McIver, who works with Adler on standardizing the biometric industry, says that Bioscrypt is developing new encryption techniques to prevent abuse or theft of people’s information. But she adds that people’s concerns about protecting something as easily available as their fingerprints may be misguided, asking, “Why would we try to hide that unnecessarily, when you can go and grab it off a glass?”

Nowhere left to hide?

While Adler and McIver see biometrics' benefits — from security to convenience — some question its increasing use.

Organizations like the American Civil Liberties Union cried foul when it was revealed that police used facial recognition surveillance systems to scan fans at the 2001 Super Bowl.

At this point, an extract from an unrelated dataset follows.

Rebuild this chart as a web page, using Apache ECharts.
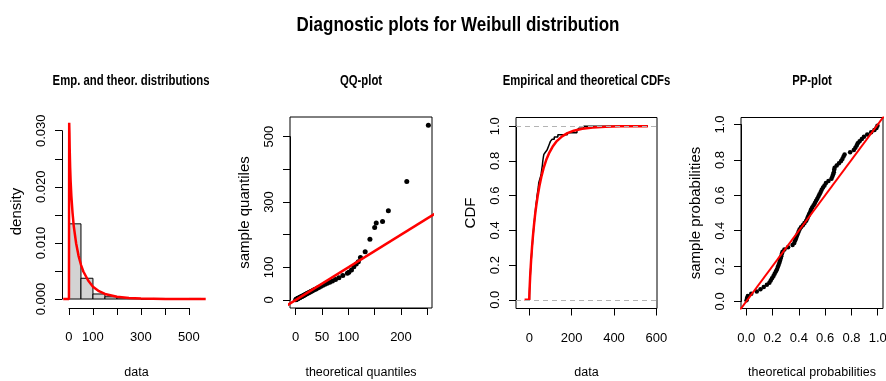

In Canada, concerns have been raised over the potential use of biometrics in identity cards for immigrants and refugees.

Ian Kerr, a law professor at the University of Ottawa, says racial profiling and invasion of privacy are issues that should be discussed when making the decision to use biometrics.

"The use of biometrics is just one more example of what has seemingly become a kind of fetish practically, for identifying people for all sorts of things,” Kerr says.

“The real question to ask is what is the purpose to identify and sometimes we build a sort of false sense of security around the need to identify people, but really, many of those technologies lead to all kinds of ill consequences.”

Brewin, CEO of BlueBear, says he is concerned about privacy issues, “both as a Canadian and as a businessperson.” He defends his company’s law enforcement products, which he says provide, “the ability for the individual police departments that own the data to ultimately control who sees it, and what’s allowed to be seen of it.”

And while Adler is concerned about abuses of biometrics, he doesn’t see the technology as the culprit.

“The issue is that the governments aren’t trustworthy with the data,” he says. “The biometrics of lack of it isn’t going to stop that core privacy invasion issue.

“I’m concerned about it, but I don’t actually see biometrics as the core evil here.”